Auprès de L'Homme au gant : Elizabeth Peyton à la chalcographie du Louvre
CréationChalcographie
« Hôte du Louvre », l’artiste américaine Elizabeth Peyton, dont l’atelier s’installe au pavillon de Flore, vient d’achever une gravure à la chalcographie du Louvre. Inspirée de L’Homme au gant de Titien, son œuvre rejoint aujourd’hui les collections du département des arts graphiques.
Avec L’Ami (D’après Titien), Elizabeth Peyton renoue avec de multiples aspects du Louvre. L’imaginaire associé à la copie d’une œuvre, tirée de ses collections, évoque le passé d’un musée « rendu au peuple » et peuplé d’attentifs copistes, dont Hubert Robert a peint d’inoubliables scènes. Entre création et reproduction, la gravure rappelle ce Louvre moderne dont les collections royales se démocratisent en images reproductibles, réinterprétables et mobiles. Telle une graveuse d’interprétation du XIXe siècle, Peyton s’inspire d’un chef-d’œuvre de Titien, brossant le portrait d’un jeune homme à l’élégance mystérieuse et lointaine. Si Titien est à la fois un modèle, le choix de citer l’un de ses modèles – en particulier celui-ci – est loin d’être anodin. Les habitués de l’œuvre d’Elizabeth Peyton verront une affinité entre lui et ses figures d’élection. Mystérieuses, celles-ci semblent souvent prêtes à franchir le seuil qui sépare la jeunesse de l’âge adulte. L’acte de peindre, comme de graver, revient à les interrompre dans leur passage, à sauver un instant de cet entre-deux.

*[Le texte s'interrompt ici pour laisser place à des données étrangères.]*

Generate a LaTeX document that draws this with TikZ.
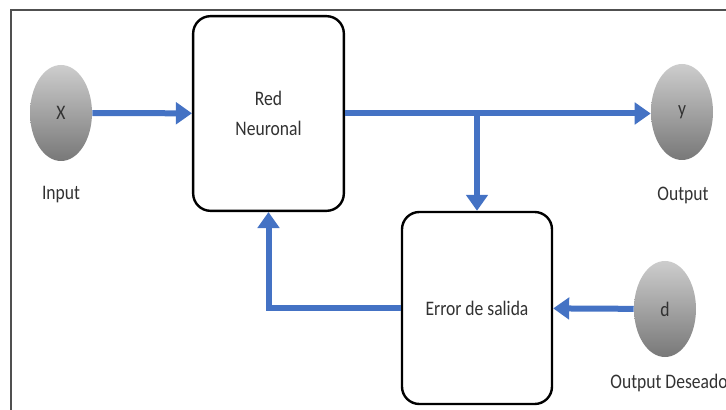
\documentclass[tikz,border=0pt]{standalone}
\usepackage{fontspec}
\setmainfont{Carlito}[FakeStretch=0.85]
\usepackage{tikz}
\usetikzlibrary{arrows.meta,shapes.geometric,positioning}

\definecolor{flowblue}{RGB}{68,114,196}
\definecolor{textgray}{RGB}{50,50,50}
\definecolor{framegray}{RGB}{80,80,80}
\definecolor{balltop}{RGB}{205,205,205}
\definecolor{ballbot}{RGB}{120,120,120}

\tikzset{
  blockbox/.style={draw=black, line width=1.8pt, rounded corners=13pt, fill=white,
    align=center, text=textgray, font=\fontsize{15.5}{23}\selectfont},
  ball/.style={ellipse, minimum width=46.5pt, minimum height=72pt, inner sep=0pt,
    top color=balltop, bottom color=ballbot, text=textgray, font=\fontsize{15.5}{18}\selectfont},
  lbl/.style={inner sep=0.75pt, text=textgray, font=\fontsize{15.5}{18}\selectfont},
  flow/.style={draw=flowblue, line width=4.5pt, -{Triangle[length=12pt,width=16pt]}},
}

\begin{document}
\begin{tikzpicture}[x=0.75pt,y=0.75pt,yscale=-1,xscale=1]
    \useasboundingbox (0,0) rectangle (726,410);

    %Straight Lines [frame]
    \draw[framegray, line width=1pt] (11,410) -- (11,10) -- (726,10) ;

    %Shape: Rectangle [red]
    \node[blockbox, minimum width=113pt, minimum height=146pt] (red) at (268.5,113.5) {Red\\Neuronal};
    %Shape: Rectangle [err]
    \node[blockbox, minimum width=112.5pt, minimum height=144pt] (err) at (477,308) {Error de salida};

    %Shape: Ellipse [inputs and outputs]
    \node[ball] (x) at (61,113) {X};
    \node[ball] (y) at (682,112) {y};
    \node[ball] (d) at (665,309) {d};

    % Text Node
    \node[lbl] (lblx) at (61,195) {Input};
    % Text Node
    \node[lbl] (lbly) at (683,195) {Output};
    % Text Node
    \node[lbl] (lbld) at (669,383) {Output Deseado};

    %Straight Lines [arrows]
    \coordinate (split) at (err.north |- red.east);
    \draw[flow] (x) -- (red) ;
    \draw[flow] (red.east) -- (y.west |- red.east) ;
    \draw[flow] (split) -- (err.north) ;
    \draw[flow] (d) -- (err) ;
    \draw[flow] (err.west) -| (red.south) ;

\end{tikzpicture}
\end{document}
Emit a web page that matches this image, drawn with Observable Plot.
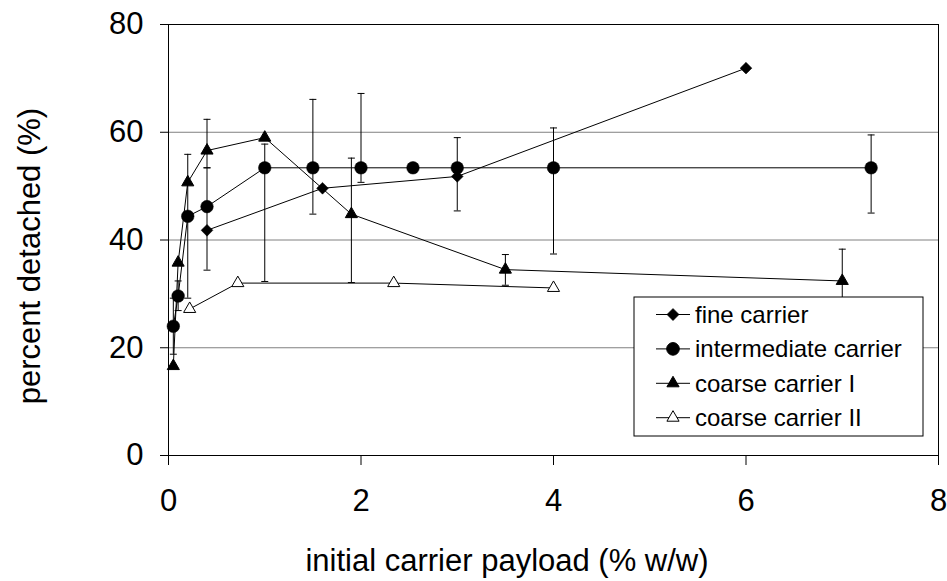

La toile de Titien semble elle aussi répondre à cette beauté du seuil. Après tout, l’artiste insiste-t-il sur le gant ôté ou conservé ? Le geste de dévoilement ou son interruption ? On ne sait plus si on regarde Titien à travers les yeux d’Elizabeth Peyton ou l’inverse. On saisit soudain la « contemporanéité » de ce tableau du XVIe siècle, sa sombre innocence, sa proximité intouchable, son regard à la fois absent et pénétrant. Paradoxalement, en nous rapprochant des contours du modèle, la gravure rebat les cartes d’une énigme que l’on pensait, au moins, formulée. Depuis les années 1990, l’artiste a exploré de nombreuses variations de l’estampe : eaux-fortes, lithographies, gravures sur bois et monotypes. Bon nombre de ses gravures restituent la vigueur de sa technique picturale et jouent avec la matérialité de sa palette. Ses estampes plus récentes flirtent toutefois avec la disparition du motif, versant presque dans le registre de l’abstraction ; comme en témoigne la plaque qu’elle signe au Louvre dont la couleur dominante déréalise la figure. Pour ce faire, Elizabeth Peyton a utilisé la technique du vernis mou, qui consiste à appliquer un vernis gras sur l’ensemble d’une plaque de cuivre. Elle y pose ensuite une feuille et dessine directement dessus. Le vernis se transfère aux endroits tracés, laisse certaines zones à nu sur la plaque afin que l’atelier intervienne ensuite avec une morsure à l’acide. Cette technique produit un effet de trait crayonné, spontané et jeté, proche de la gestualité pour laquelle l’artiste est connue.
À la Chalcographie du Louvre, Elizabeth Peyton a apporté un vase et des fleurs. Pour s’attaquer à la plaque finale, elle installe une reproduction de la toile de Titien préalablement recadrée pour isoler le visage du jeune homme. À côté de l’image, elle dispose des camélias, dont certaines arabesques florales se voient sur la partie droite de la gravure. L’Ami (D’après Titien) célèbre l’éclosion d’un visage, la frondaison d’un nouveau regard, offrant une opportunité non pas de revoir ou de revisiter l’œuvre de Titien, mais de s’en rapprocher. Cette gravure, amicale, montre combien la technique peut être à la fois un art de « l’après » et de « l’auprès ».